4.     Keempat, kawasan pesisir dan lautan yang dinamis tidak hanya memiliki potensi sumberdaya, tetapi juga memiliki potensi bagi pengembangan berbagai aktivitas pembangunan yang bersifat ekstrasi seperti industri, pemukiman, konservasi dan lain sebagainya.



HUBUNGAN PATRON DAN KLIEN DI WILAYAH PESISIR
Selama ini, tidak adanya alternatif institusi di wilayah pesisir dalam menjamin keberlangsungan hidup masyarakat nelayan menyebabkan mereka beberapa kali harus jatuh pada pola atau institusi patron-klien yang menurut para peneliti (perspektif etic) sering bersifat asimetris. Dalam hubungan ini, klien kerap dihadapkan pada sejumlah masalah seperti pelunasan kredit yang tidak pernah berakhir yang sebenarnya inilah jebakan patron demi melanggengkan usahanya. Namun berdasarkan pandangan nelayan (perspektif emic), kuatnya pola patron-klien di masyarakat nelayan disebabkan oleh kegiatan perikanan yang penuh resiko dan ketidakpastian sehingga tidak ada pilihan lain bagi mereka selain bergantung pada pemilik modal (patron).
Tujuan dasar dari hubungan patron- klien bagi klien yang sebenarnya adalah penyediaan jaminan sosial dasar bagi subsistensi dan keamanan. Sebaliknya, patron juga memberikan perlindungan dengan jaminan ada kerja sama yang baik. Selain itu klien diharpkan mampu merespons perlindungan yang telah diberikan sesuai kesepakatan yang ada. Untuk menjaga agar sikap klien tetap konsisten terhadap patronnya maka patron selalu mengembangkan sistem yang sifatnya mengawasi keberadaan kliennya.
            Hubungan patron-klien adalah hubungan sosial yang muncul melalui dan di dalam interaksi-interaksi sosial yang mempunyai ciri-ciri khusus yang membedakannya dari hubungan-hubungan sosial lainnya, yaitu:
a.  Bersifat spontan dan pribadi yang penuh dengan muatan perasaan dan emosi.
b.  Adanya interaksi tatap muka di antara para pelaku yang berlangsung secara berkesinambungan.
c.

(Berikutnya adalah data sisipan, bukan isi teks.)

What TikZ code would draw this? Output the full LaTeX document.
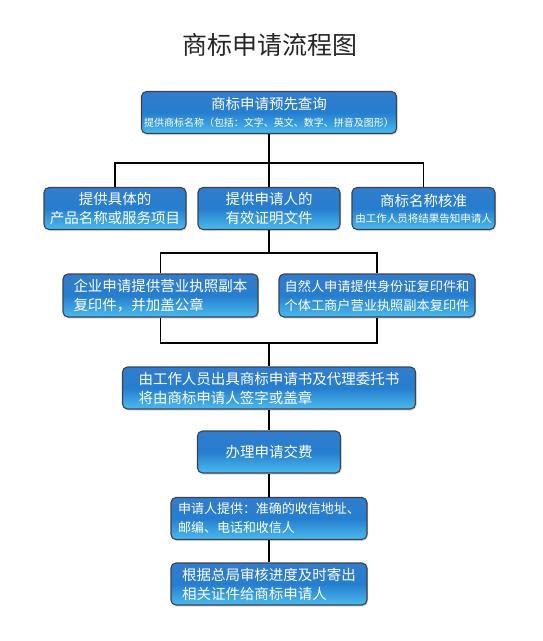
\documentclass[tikz,border=0pt]{standalone}
\usepackage{fontspec}
\newfontfamily\cjk{Noto Sans CJK SC}
\usetikzlibrary{calc,shadows}
\definecolor{boxtop}{RGB}{50,124,205}
\definecolor{boxmid}{RGB}{38,126,206}
\definecolor{boxbot}{RGB}{74,186,238}
\definecolor{boxline}{RGB}{58,66,80}

\begin{document}
\begin{tikzpicture}[x=1pt, y=-1pt,
  stepbox/.style={rounded corners=5pt, draw=boxline, line width=1.1pt,
    top color=boxtop, bottom color=boxbot, middle color=boxmid,
    text=white, align=center, inner sep=2pt, minimum height=42pt,
    font=\fontsize{14.5}{19}\selectfont\cjk,
    drop shadow={opacity=0.3, shadow xshift=1pt, shadow yshift=-1.5pt}},
  lstep/.style={stepbox, align=left},
  link/.style={line width=1.6pt, draw=black},
  ttl/.style={font=\fontsize{25}{28}\selectfont\cjk, text=black!85}]

\useasboundingbox (0,0) rectangle (543,641);

% title
\node[ttl] (title) at (270,45) {商标申请流程图};

% query
\node[stepbox, minimum width=255pt] (query) at (269,112.5)
  {商标申请预先查询\\[-2pt]{\fontsize{10}{13}\selectfont 提供商标名称（包括：文字、英文、数字、拼音及图形）}};

% three materials
\node[stepbox, minimum width=142pt] (prod) at (115,208.5) {提供具体的\\产品名称或服务项目};
\node[stepbox, minimum width=142pt] (cert) at (269,208.5) {提供申请人的\\有效证明文件};
\node[stepbox, minimum width=143pt] (name) at (423.5,208.5)
  {商标名称核准\\[-3pt]{\fontsize{10.5}{13}\selectfont 由工作人员将结果告知申请人}};

% two kinds of applicant
\node[lstep, minimum width=195pt, minimum height=43pt] (corp) at (160.5,295.5) {企业申请提供营业执照副本\\复印件，并加盖公章};
\node[lstep, minimum width=196pt, minimum height=43pt, font=\fontsize{13.2}{19}\selectfont\cjk] (pers) at (377,295.5) {自然人申请提供身份证复印件和\\个体工商户营业执照副本复印件};

% the rest of the chain
\node[lstep, minimum width=293pt] (form) at (269,388) {由工作人员出具商标申请书及代理委托书\\将由商标申请人签字或盖章};
\node[stepbox, minimum width=143pt] (fee) at (269,452) {办理申请交费};
\node[lstep, minimum width=196pt, font=\fontsize{13}{19}\selectfont\cjk] (addr) at (269,518.5) {申请人提供：准确的收信地址、\\邮编、电话和收信人};
\node[lstep, minimum width=196pt] (mail) at (269,584) {根据总局审核进度及时寄出\\相关证件给商标申请人};

% junctions
\coordinate (s1) at (query.south |- 0,163);
\coordinate (s2) at (cert.south |- 0,253);
\coordinate (s3) at (cert.south |- 0,343);

% connectors
\draw[link] (query.south) -- (cert.north);
\draw[link] (prod.north) |- (s1) -| (name.north);
\draw[link] (cert.south) -- (s2);
\draw[link] (corp.north) |- (s2) -| (pers.north);
\draw[link] (corp.south) |- (s3) -| (pers.south);
\draw[link] (s3) -- (form.north);
\draw[link] (form) -- (fee);
\draw[link] (fee) -- (addr);
\draw[link] (addr) -- (mail);

\end{tikzpicture}
\end{document}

Tukar menukar jasa, benda, dan uang dilakukan secara tidak seimbang antara patron dan klien, sehingga mencerminkan adanya ketergantungan klien terhadap patronnya.
Munculnya pola patron-klien di masyarakat nelayan disebabkan belum ada institusi formal yang mampu berperan sebagaimana patron dalam menjamin kepentingan ekonomi mereka. Institusi-institusi bentukan yang ada selama ini belum berhasil secara efektif karena ada kesenjangan kultur institusi yang dibangun secara formal dengan kultur nelayan yang masih menekankan aspek personalitas. Tidak hanya itu, di sisi lain, nelayan sendiri belum mampu membangun institusi baru secara mandiri, khususnya kemampuan dalam mengorganisasikan diri untuk kepentingan ekonomi (koperasi) maupun profesi.